- What the task asks
Starting from the top of the material, restate each line exactly until the line that contains "ax.set_facecolor('#c0c0c0')", which is also copied. Pictures are excluded.

———

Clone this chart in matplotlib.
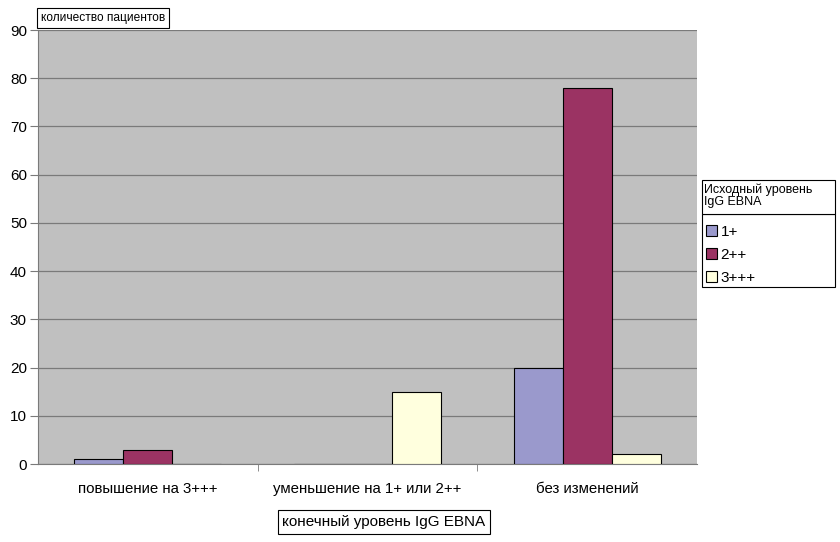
import numpy as np
import matplotlib.pyplot as plt
from matplotlib.patches import Rectangle

plt.rcParams['font.family'] = ['Liberation Sans', 'DejaVu Sans']

# данные
categories = ['повышение на 3+++', 'уменьшение на 1+ или 2++', 'без изменений']
series_names = ['1+', '2++', '3+++']
s1 = [1, 0, 20]
s2 = [3, 0, 78]
s3 = [0, 15, 2]
colors = ['#9a99cc', '#9b3363', '#ffffde']

fig = plt.figure(figsize=(8.4, 5.42), dpi=100)
W, H = 840, 542
ax = fig.add_axes([38 / W, (H - 464) / H, 659 / W, (464 - 30) / H])
ax.set_facecolor('#c0c0c0')

x = np.arange(len(categories))
bw = 0.223
handles = []
for i, (vals, col, name) in enumerate(zip([s1, s2, s3], colors, series_names)):
    b = ax.bar(x + (i - 1) * bw, vals, width=bw, color=col,
               edgecolor='black', linewidth=0.8, label=name, zorder=3)
    handles.append(b)

ax.set_xlim(-0.5, 2.5)
ax.set_ylim(0, 90)
ax.set_yticks(range(0, 91, 10))
ax.yaxis.grid(True, color='#7a7a7a', linewidth=0.9, zorder=0)
ax.set_axisbelow(True)
ax.tick_params(axis='y', labelsize=11, length=6, color='#7a7a7a', pad=2)

ax.set_xticks(x)
ax.set_xticklabels(categories, fontsize=10.8)
ax.tick_params(axis='x', length=0, pad=13)
ax.set_xticks([0.5, 1.5], minor=True)
ax.tick_params(axis='x', which='minor', length=5, color='#7a7a7a')

for side in ['top', 'right']:
    ax.spines[side].set_visible(False)
ax.spines['left'].set_color('#7a7a7a')
ax.spines['bottom'].set_color('#7a7a7a')

# подпись оси Y в рамке
fig.text(41 / W, 1 - 18 / H, 'количество пациентов', fontsize=8.6, va='center', ha='left',
         bbox=dict(boxstyle='square,pad=0.3', fc='white', ec='black', lw=0.8))

# подпись оси X в рамке
fig.text(384 / W, 1 - 522 / H, 'конечный уровень IgG EBNA', fontsize=11, va='center', ha='center',
         bbox=dict(boxstyle='square,pad=0.3', fc='white', ec='black', lw=0.8))

# легенда: рамки рисуются отдельно
fig.patches.append(Rectangle((702 / W, 1 - 287 / H), 133 / W, 73 / H,
                             transform=fig.transFigure, fc='white', ec='black', lw=0.8))
fig.patches.append(Rectangle((702 / W, 1 - 214 / H), 133 / W, 34 / H,
                             transform=fig.transFigure, fc='white', ec='black', lw=0.8))
fig.text(704 / W, 1 - 196 / H, 'Исходный уровень\nIgG EBNA', fontsize=9,
         va='center', ha='left', linespacing=1.05)

leg = fig.legend(handles=handles, labels=series_names,
                 bbox_to_anchor=(706 / W, 1 - 225 / H),
                 loc='upper left', borderaxespad=0, borderpad=0, fontsize=11,
                 handlelength=0.75, handleheight=0.75, handletextpad=0.2,
                 labelspacing=0.58, frameon=False)

fig.savefig('out.png', dpi=100)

———

- Task answer
Clone this chart in matplotlib.
import numpy as np
import matplotlib.pyplot as plt
from matplotlib.patches import Rectangle

plt.rcParams['font.family'] = ['Liberation Sans', 'DejaVu Sans']

# данные
categories = ['повышение на 3+++', 'уменьшение на 1+ или 2++', 'без изменений']
series_names = ['1+', '2++', '3+++']
s1 = [1, 0, 20]
s2 = [3, 0, 78]
s3 = [0, 15, 2]
colors = ['#9a99cc', '#9b3363', '#ffffde']

fig = plt.figure(figsize=(8.4, 5.42), dpi=100)
W, H = 840, 542
ax = fig.add_axes([38 / W, (H - 464) / H, 659 / W, (464 - 30) / H])
ax.set_facecolor('#c0c0c0')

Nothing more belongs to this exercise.